Wed Dec 6 05:22:44 EST 2006

aine_canby at yahoo.com wrote:
> Hi,
>
> Im totally new to Python so please bare with me.
>
> Data is entered into my program using the folling code -
>
> str = raw_input(command)
> words = str.split()
>
> for word in words:
>   word = unicode(word,'latin-1')
>   word.encode('utf8')

The above statement produces a string in utf8 and then throws it away.
It does not update "word". To retain the utf8 string, you would have to
do word = word.encode('utf8') and in any case that won't update the
original list.

*** missing source code line(s) here ***

>
> This gives an error:

*** missing traceback lines here ***

>   File "C:\Python25\lib\encodings\cp850.py", line 12, in encode
>     return codecs.charmap_encode(input,errors,encoding_map)
> UnicodeEncodeError: 'charmap' codec can't encode character u'\x94' in
> position 0
> : character maps to <undefined>

No, it doesn't.
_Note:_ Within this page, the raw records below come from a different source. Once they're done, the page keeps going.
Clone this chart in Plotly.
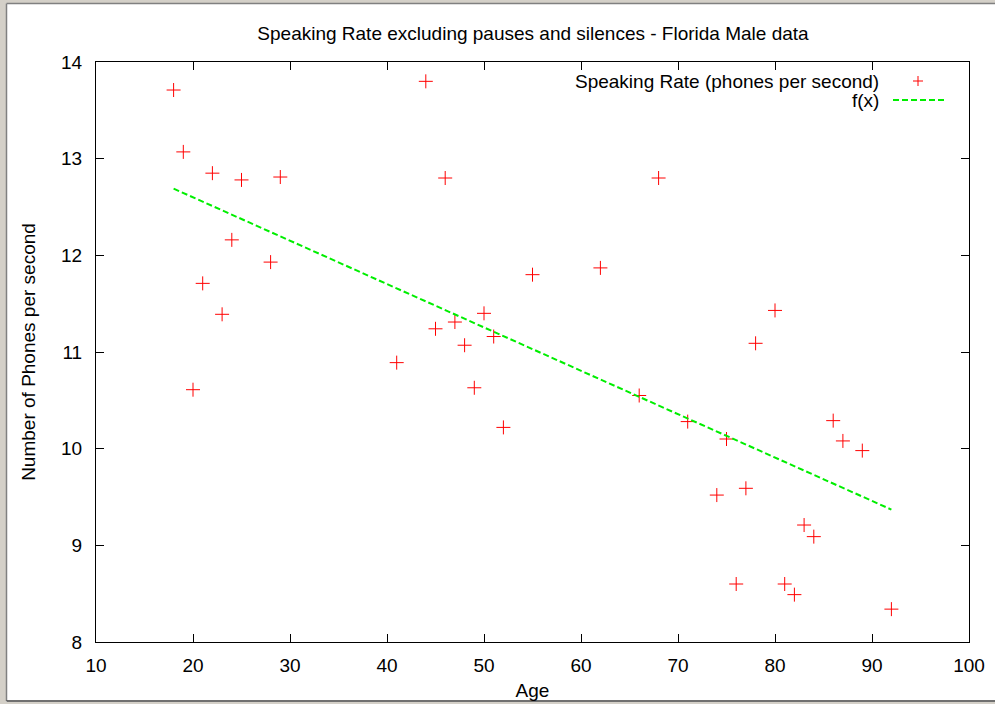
import plotly.graph_objects as go

# Age of each speaker and measured speaking rate (phones per second)
ages = [18, 19, 20, 21, 22, 23, 24, 25, 28, 29,
        41, 44, 45, 46, 47, 48, 49, 50, 51, 52,
        55, 62, 66, 68, 71, 74, 75, 76, 77, 78,
        80, 81, 82, 83, 84, 86, 87, 89, 92]
rates = [13.71, 13.07, 10.61, 11.71, 12.85, 11.39, 12.16, 12.78, 11.93, 12.81,
         10.89, 13.80, 11.24, 12.80, 11.31, 11.07, 10.63, 11.40, 11.16, 10.22,
         11.80, 11.87, 10.55, 12.80, 10.28, 9.52, 10.10, 8.60, 9.59, 11.09,
         11.43, 8.60, 8.49, 9.21, 9.09, 10.29, 10.08, 9.98, 8.34]

# Fitted line f(x), evaluated at the ends of the age range
fit_x = [18, 92]
fit_y = [12.69, 9.37]

x_ticks = [10, 20, 30, 40, 50, 60, 70, 80, 90, 100]
y_ticks = [8, 9, 10, 11, 12, 13, 14]

FONT = "Liberation Sans, Arial, sans-serif"
FS = 19
L, R, T, B = 96, 26, 62, 62
W, H = 995, 704
PW, PH = W - L - R, H - T - B


def px(x):
    return (x - L) / PW


def py(y):
    return (H - B - y) / PH


fig = go.Figure()
fig.add_trace(go.Scatter(
    x=ages, y=rates, mode="markers",
    marker=dict(symbol="cross-thin", size=10, line=dict(color="#ff0000", width=1)),
    showlegend=False, cliponaxis=False,
))
fig.add_trace(go.Scatter(
    x=fit_x, y=fit_y, mode="lines",
    line=dict(color="#00ee00", width=2, dash="6px,3px"),
    showlegend=False,
))

shapes = []
# key glyphs
cx, cy = 918, 81
shapes.append(dict(type="line", xref="paper", yref="paper",
                   x0=px(cx - 5), x1=px(cx + 5), y0=py(cy), y1=py(cy),
                   line=dict(color="#ff0000", width=1)))
shapes.append(dict(type="line", xref="paper", yref="paper",
                   x0=px(cx), x1=px(cx), y0=py(cy - 5), y1=py(cy + 5),
                   line=dict(color="#ff0000", width=1)))
shapes.append(dict(type="line", xref="paper", yref="paper",
                   x0=px(893), x1=px(946), y0=py(100), y1=py(100),
                   line=dict(color="#00ee00", width=2, dash="6px,3px")))

# window frame
frame = "#d4d0c8"
edge = "#808080"
shapes.append(dict(type="rect", xref="paper", yref="paper", layer="above",
                   x0=px(-5), x1=px(6), y0=py(-5), y1=py(710),
                   fillcolor=frame, line=dict(width=0)))
shapes.append(dict(type="rect", xref="paper", yref="paper", layer="above",
                   x0=px(-5), x1=px(1000), y0=py(3), y1=py(-5),
                   fillcolor=frame, line=dict(width=0)))
shapes.append(dict(type="line", xref="paper", yref="paper", layer="above",
                   x0=px(6.5), x1=px(6.5), y0=py(3.5), y1=py(701),
                   line=dict(color=edge, width=1.5)))
shapes.append(dict(type="line", xref="paper", yref="paper", layer="above",
                   x0=px(6.5), x1=px(1000), y0=py(3.5), y1=py(3.5),
                   line=dict(color=edge, width=1.5)))
shapes.append(dict(type="rect", xref="paper", yref="paper", layer="above",
                   x0=px(-5), x1=px(1000), y0=py(702), y1=py(710),
                   fillcolor=frame, line=dict(width=0)))
shapes.append(dict(type="line", xref="paper", yref="paper", layer="above",
                   x0=px(6.5), x1=px(1000), y0=py(701), y1=py(701),
                   line=dict(color="#404040", width=1.5)))

annotations = [
    dict(text="Speaking Rate (phones per second)", xref="paper", yref="paper",
         x=px(881), y=py(81), xanchor="right", yanchor="middle", showarrow=False,
         font=dict(family=FONT, size=FS, color="#000000")),
    dict(text="f(x)", xref="paper", yref="paper",
         x=px(881), y=py(101), xanchor="right", yanchor="middle", showarrow=False,
         font=dict(family=FONT, size=FS, color="#000000")),
]

axis_common = dict(
    showgrid=False, zeroline=False, showline=True, linecolor="#000000", linewidth=1,
    mirror="ticks", ticks="inside", ticklen=8, tickwidth=1, tickcolor="#000000",
    tickfont=dict(family=FONT, size=FS, color="#000000"), automargin=False,
)

fig.update_layout(
    width=W, height=H,
    margin=dict(l=L, r=R, t=T, b=B),
    paper_bgcolor="#ffffff", plot_bgcolor="#ffffff",
    title=dict(text="Speaking Rate excluding pauses and silences - Florida Male data",
               x=(253 + 813) / 2 / W, xanchor="center", y=1 - 33 / H, yanchor="middle",
               font=dict(family=FONT, size=FS, color="#000000")),
    xaxis=dict(range=[10, 100], tickvals=x_ticks, ticklabelstandoff=6,
               title=dict(text="Age", standoff=8,
                          font=dict(family=FONT, size=FS, color="#000000")),
               **axis_common),
    yaxis=dict(range=[8, 14], tickvals=y_ticks, ticklabelstandoff=9,
               title=dict(text="Number of Phones per second", standoff=20,
                          font=dict(family=FONT, size=FS, color="#000000")),
               **axis_common),
    shapes=shapes, annotations=annotations,
)

fig.write_html("out.html")
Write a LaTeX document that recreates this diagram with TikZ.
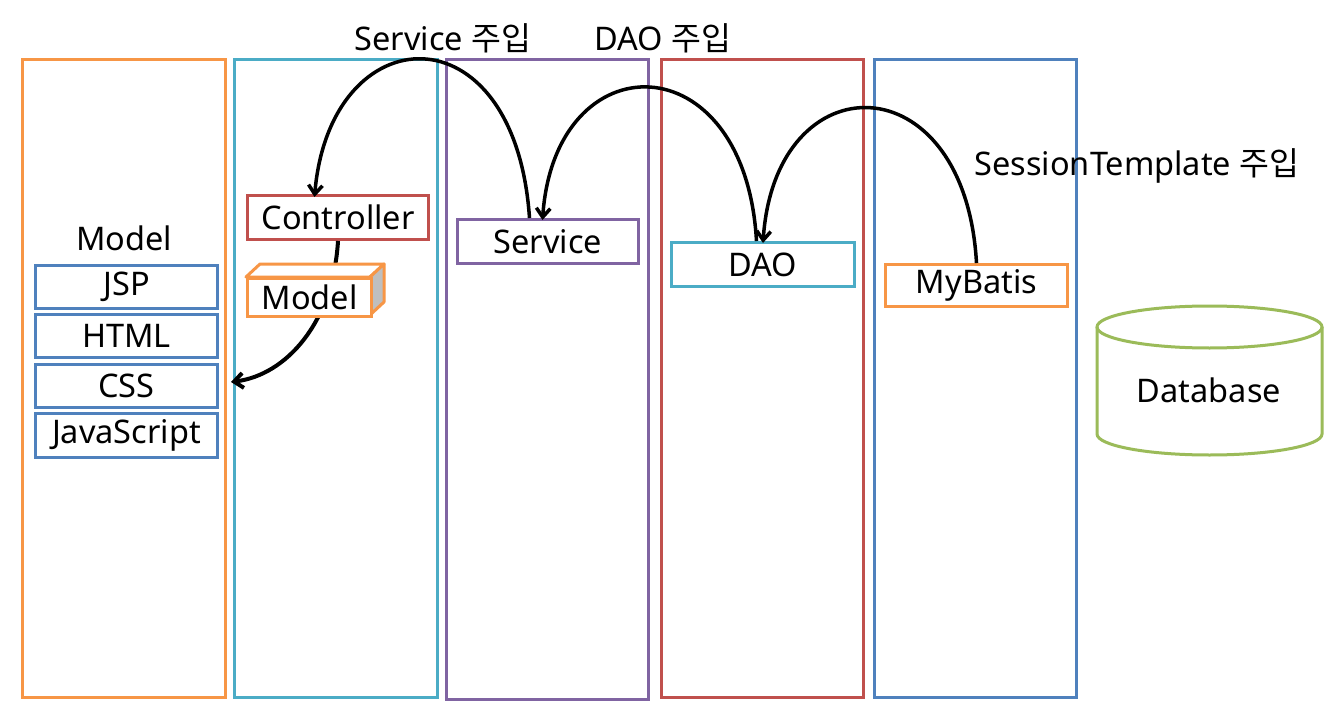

You must have put "print word" to get the error that
you did.
*Please* when you are asking a question, copy/paste (1) the exact
source code that you ran (2) the exact  traceback that you got.

>
> but the following works.

What do you mean by "works"? It may not have triggered an error, but on
the other hand it doesn't do anything useful.

>
> str = raw_input(command)
> words = str.split()
>
> for word in words:
>   uni = u""

Above line is pointless. Removing it will have no effect

>   uni = unicode(word,'latin-1')
>   uni.encode('utf8')

Same problem as above -- utf8 string is produced and then thrown away.

>
> so the problem is that I want replace my list with unicode variables.
> Or maybe I should create a new list.
>
> I also tried this:
>
> for word in words[:]:
> 					word = u""
> 					word = unicode(word,'latin-1')

You got the error on the above statement because you are trying
(pointlessly) to decode the value u"". Decoding means to convert from
some encoding to unicode.

> 					word.encode('utf8')

Again, utf8 straight down the gurgler.

> 					print word

This (if executed) will try to print the UNICODE version, and die [as
in the 1st example] encoding the unicode in cp950, which is the
encoding for your Windows command console.

>
> but got TypeError: decoding Unicode is not supported.
>
> What should I be doing?

(1) Reading the Unicode howto: http://www.amk.ca/python/howto/

(2) Writing some code like this:

| >>> strg = "\x94 foo bar zot"
| >>> words = strg.split()
| >>> words
| ['\x94', 'foo', 'bar', 'zot']
| >>> utf8words = [unicode(word, 'latin1').encode('utf8') for word in
words]
| >>> utf8words
| ['\xc2\x94', 'foo', 'bar', 'zot']
| >>>

HTH,
John